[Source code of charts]
------------------------------------

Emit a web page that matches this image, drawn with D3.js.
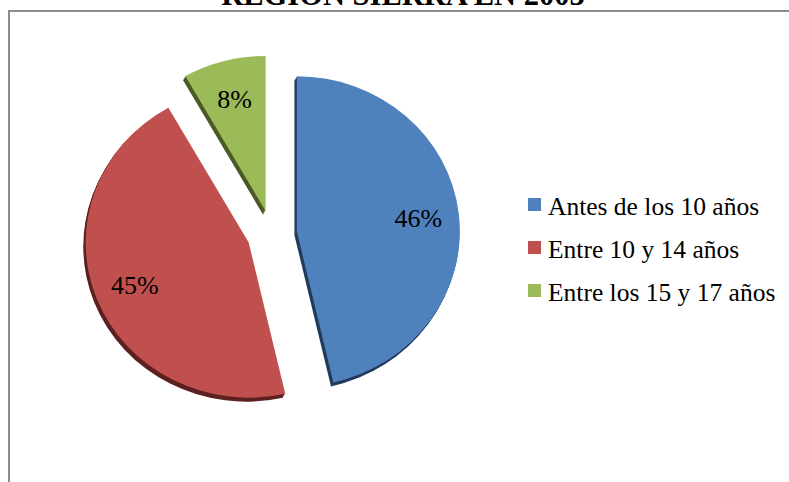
<!DOCTYPE html>
<html>
<head>
<meta charset="utf-8">
<script src="https://cdn.jsdelivr.net/npm/d3@7"></script>
<style>
  html, body { margin: 0; padding: 0; background: #fff; }
  svg { display: block; }
  svg text { font-family: "Times New Roman", "Liberation Serif", "DejaVu Serif", serif; }
</style>
</head>
<body>
<svg id="chart"></svg>
<script>
  const width = 789;
  const height = 482;

  // chart data
  const title = "REGION SIERRA EN 2003";
  const categories = ["Antes de los 10 años", "Entre 10 y 14 años", "Entre los 15 y 17 años"];
  const values = [46.4, 45.4, 8.2];
  const colors = ["#4f81bd", "#c0504d", "#9bbb59"];
  const sideColors = ["#223b5c", "#5c2120", "#4b5b27"];

  const radius = 163;
  const ky = 0.951;          // slight tilt of the pie
  const explode = 25;
  const depth = 4;
  const cx = 272, cy = 234;

  const svg = d3.select("#chart")
    .attr("width", width)
    .attr("height", height);

  // chart frame (runs past the right and bottom edge)
  svg.append("rect")
    .attr("x", 9)
    .attr("y", 11)
    .attr("width", 820)
    .attr("height", 520)
    .attr("fill", "none")
    .attr("stroke", "#8c8c8c")
    .attr("stroke-width", 2);

  // title, clipped at the top of the picture as in the original
  svg.append("text")
    .attr("x", 403)
    .attr("y", 5)
    .attr("text-anchor", "middle")
    .attr("font-weight", "bold")
    .attr("font-size", "30.5px")
    .attr("fill", "#000")
    .text(title);

  const pie = d3.pie().sort(null).value(d => d)(values);
  const arc = d3.arc().innerRadius(0).outerRadius(radius);

  const offset = d => {
    const a = (d.startAngle + d.endAngle) / 2;
    return [Math.sin(a) * explode, -Math.cos(a) * explode * ky];
  };

  const g = svg.append("g")
    .attr("transform", `translate(${cx},${cy})`);

  // side (thickness) of each slice
  for (let k = depth; k >= 1; k--) {
    g.selectAll(null)
      .data(pie)
      .enter()
      .append("path")
      .attr("transform", d => {
        const [ox, oy] = offset(d);
        return `translate(${ox - k * 0.6},${oy + k})scale(1,${ky})`;
      })
      .attr("d", arc)
      .attr("fill", (d, i) => sideColors[i]);
  }

  // top face of each slice
  g.selectAll(".slice")
    .data(pie)
    .enter()
    .append("path")
    .attr("class", "slice")
    .attr("transform", d => {
      const [ox, oy] = offset(d);
      return `translate(${ox},${oy})scale(1,${ky})`;
    })
    .attr("d", arc)
    .attr("fill", (d, i) => colors[i]);

  // percentage labels
  const labelArc = d3.arc().innerRadius(radius * 0.75).outerRadius(radius * 0.75);
  const total = d3.sum(values);
  g.selectAll(".pct")
    .data(pie)
    .enter()
    .append("text")
    .attr("class", "pct")
    .attr("x", d => offset(d)[0] + labelArc.centroid(d)[0])
    .attr("y", d => offset(d)[1] + labelArc.centroid(d)[1] * ky)
    .attr("dy", "0.35em")
    .attr("text-anchor", "middle")
    .attr("font-size", "26px")
    .attr("fill", "#000")
    .text(d => Math.round(d.value / total * 100) + "%");

  // legend
  const legend = svg.append("g")
    .attr("transform", "translate(528,198)");

  const row = legend.selectAll("g")
    .data(categories)
    .enter()
    .append("g")
    .attr("transform", (d, i) => `translate(0,${i * 43})`);

  row.append("rect")
    .attr("width", 13)
    .attr("height", 13)
    .attr("fill", (d, i) => colors[i]);

  row.append("text")
    .attr("x", 20)
    .attr("y", 17)
    .attr("font-size", "25.5px")
    .attr("fill", "#000")
    .text(d => d);
</script>
</body>
</html>
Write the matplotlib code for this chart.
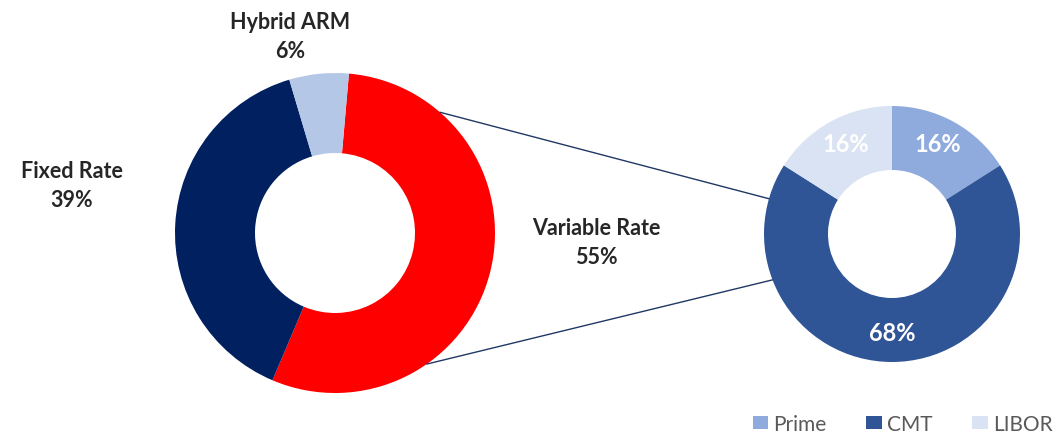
import matplotlib
matplotlib.use("Agg")
import matplotlib.pyplot as plt
from matplotlib.patches import ConnectionPatch, Patch
import numpy as np

# Data
main_labels = ["Variable Rate", "Fixed Rate", "Hybrid ARM"]
main_values = [55, 39, 6]
main_colors = ["#FF0000", "#002060", "#B4C7E7"]

sub_labels = ["Prime", "CMT", "LIBOR"]
sub_values = [16, 68, 16]
sub_colors = ["#8FAADC", "#2F5597", "#DAE3F3"]

W, H = 1064, 435
fig = plt.figure(figsize=(W / 100, H / 100), dpi=100)
plt.rcParams['font.family'] = ['Lato', 'DejaVu Sans']

def px_axes(cx, cy, r):
    return fig.add_axes([(cx - r) / W, (H - cy - r) / H, 2 * r / W, 2 * r / H])

# Left donut
axL = px_axes(335, 234, 160)
wedgesL, _ = axL.pie(main_values, colors=main_colors, startangle=85, counterclock=False,
                     radius=1.0, wedgeprops=dict(width=0.5, edgecolor='none'))
axL.set_xlim(-1, 1); axL.set_ylim(-1, 1); axL.set_aspect('equal'); axL.axis('off')

# Right donut
axR = px_axes(892, 235, 128)
wedgesR, _ = axR.pie(sub_values, colors=sub_colors, startangle=90, counterclock=False,
                     radius=1.0, wedgeprops=dict(width=0.5, edgecolor='none'))
axR.set_xlim(-1, 1); axR.set_ylim(-1, 1); axR.set_aspect('equal'); axR.axis('off')

# Labels inside the right donut
for w, v in zip(wedgesR, sub_values):
    ang = np.deg2rad((w.theta1 + w.theta2) / 2)
    r = 0.75
    axR.text(r * np.cos(ang), r * np.sin(ang) + (-0.02 if v > 50 else 0.05), f"{v}%",
             ha='center', va='center', color='white', fontsize=17, fontweight='bold')

# Outside labels for the left donut (figure pixel positions)
label_pos = {"Variable Rate": (596, 243), "Fixed Rate": (72, 186), "Hybrid ARM": (290, 37)}
for lab, v in zip(main_labels, main_values):
    x, y = label_pos[lab]
    fig.text(x / W, 1 - y / H, f"{lab}\n{v}%", ha='center', va='center',
             fontsize=15.5, fontweight='bold', color='#262626', linespacing=1.45)

# Connector lines from the variable-rate wedge to the breakdown donut
angA = [49, -55]
angB = [164, 201]
for a1, a2 in zip(angA, angB):
    p1 = (np.cos(np.deg2rad(a1)), np.sin(np.deg2rad(a1)))
    p2 = (np.cos(np.deg2rad(a2)), np.sin(np.deg2rad(a2)))
    con = ConnectionPatch(xyA=p1, coordsA=axL.transData, xyB=p2, coordsB=axR.transData,
                          color='#1F3864', lw=1.0)
    fig.add_artist(con)

# Legend
handles = [Patch(facecolor=c, edgecolor='none') for c in sub_colors]
fig.legend(handles, sub_labels, loc='lower right', bbox_to_anchor=(1.007, -0.042), ncol=3,
           frameon=False, fontsize=15, handlelength=0.75, handleheight=0.6,
           handletextpad=0.25, columnspacing=1.9, labelcolor='#595959')

fig.savefig("out.png", dpi=100)
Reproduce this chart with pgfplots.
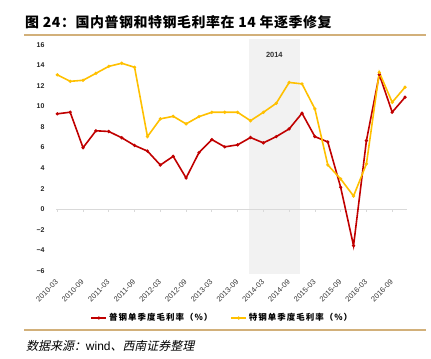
\documentclass[border=0pt]{standalone}
\usepackage{pgfplots}
\pgfplotsset{compat=1.18}
\usepackage{fontspec}
\setmainfont{Liberation Sans}
\newfontfamily\cjk{Noto Sans CJK SC}
\newfontfamily\cjkt{Noto Sans CJK SC}[LetterSpace=4]
\newfontfamily\cjklg{Noto Sans CJK SC}[LetterSpace=12]
\newfontfamily\cjksl{Noto Sans CJK SC}[FakeSlant=0.22]
\definecolor{redl}{HTML}{C00000}
\definecolor{yell}{HTML}{FFC000}
\definecolor{tanc}{HTML}{D2B07A}
\definecolor{shadec}{HTML}{F2F2F2}
\pgfplotstableread{
x red yel
0 9.29 13.09
1 9.45 12.46
2 5.99 12.56
3 7.64 13.24
4 7.57 13.92
5 6.96 14.22
6 6.21 13.83
7 5.66 7.07
8 4.30 8.80
9 5.15 9.05
10 3.04 8.31
11 5.51 9.02
12 6.78 9.44
13 6.07 9.44
14 6.27 9.44
15 6.98 8.62
16 6.46 9.44
17 7.07 10.32
18 7.82 12.35
19 9.35 12.21
20 7.07 9.77
21 6.55 4.31
22 2.13 2.94
23 -3.56 1.28
24 6.68 4.41
25 13.12 13.33
26 9.45 10.42
27 10.91 11.89
}\datatable
\begin{document}
\begin{tikzpicture}
\useasboundingbox (0bp,0bp) rectangle (431bp,359bp);
\draw[tanc, line width=1.5bp] (24bp,324bp) -- (426bp,324bp);
\draw[tanc, line width=1.5bp] (24bp,29bp) -- (426bp,29bp);
\node[anchor=west, inner sep=0pt] at (25bp,336.5bp) {\fontsize{14}{15}\cjkt\bfseries 图 24：国内普钢和特钢毛利率在 14 年逐季修复};
\node[anchor=west, inner sep=0pt] at (26bp,13bp) {\fontsize{12}{13}\cjksl 数据来源：{\normalfont\fontsize{12}{13}\selectfont wind}、西南证券整理};
\begin{axis}[
  at={(56bp,88.3bp)}, anchor=south west,
  scale only axis, width=351bp, height=225.7bp,
  xmin=-0.1, xmax=27.15, ymin=-6, ymax=16,
  axis line style={draw=none},
  tick style={draw=none},
  clip=false,
  xtick={0,2,...,26},
  xticklabels={2010-03,2010-09,2011-03,2011-09,2012-03,2012-09,2013-03,2013-09,2014-03,2014-09,2015-03,2015-09,2016-03,2016-09},
  x tick label style={font=\fontsize{7.5}{8}\selectfont, text=black!80, xshift=2bp, yshift=-8bp, rotate=45, anchor=east},
  ytick={-6,-4,...,16},
  yticklabels={−6,−4,−2,0,2,4,6,8,10,12,14,16},
  y tick label style={font=\fontsize{7}{8}\selectfont\bfseries, text=black!85, xshift=-8bp},
  legend style={at={(axis description cs:0.474,-0.2096)}, anchor=center, legend columns=2, draw=none, fill=none,
    font=\fontsize{8.5}{9}\selectfont, /tikz/every even column/.append style={column sep=16bp}},
  legend image code/.code={\draw[mark repeat=2,mark phase=2,#1] plot coordinates {(0bp,0bp) (7.5bp,0bp) (15bp,0bp)};},
]
\addplot[fill=shadec, draw=none, forget plot] coordinates {(14.9,-6.3) (18.87,-6.3) (18.87,16.6) (14.9,16.6)} -- cycle;
\addplot[draw=black!15, line width=0.8bp, forget plot] coordinates {(-0.1,0) (27.15,0)};
\pgfplotsinvokeforeach{0,2,...,26}{\addplot[draw=black!15, line width=0.8bp, forget plot] coordinates {(#1,0) (#1,-0.32)};}
\node[font=\fontsize{7.5}{8}\selectfont\bfseries, text=black!80] at (axis cs:16.85,15.0) {2014};
\addplot[redl, line width=1.6bp, mark=*, mark size=0.7bp] table[x=x, y=red] {\datatable};
\addlegendentry{\cjklg\bfseries 普钢单季度毛利率（\%）}
\addplot[yell, line width=1.6bp, mark=*, mark size=0.7bp] table[x=x, y=yel] {\datatable};
\addlegendentry{\cjklg\bfseries 特钢单季度毛利率（\%）}
\end{axis}
\end{tikzpicture}
\end{document}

------------------------------------

* [DESCRIPTION OF THE TASK]: Please quote exactly the run of lines that starts the entries and ends at the line containing "const height = 482;", leaving out every picture.

* [ANSWER TO THE EXERCISE]:
Emit a web page that matches this image, drawn with D3.js.
<!DOCTYPE html>
<html>
<head>
<meta charset="utf-8">
<script src="https://cdn.jsdelivr.net/npm/d3@7"></script>
<style>
  html, body { margin: 0; padding: 0; background: #fff; }
  svg { display: block; }
  svg text { font-family: "Times New Roman", "Liberation Serif", "DejaVu Serif", serif; }
</style>
</head>
<body>
<svg id="chart"></svg>
<script>
  const width = 789;
  const height = 482;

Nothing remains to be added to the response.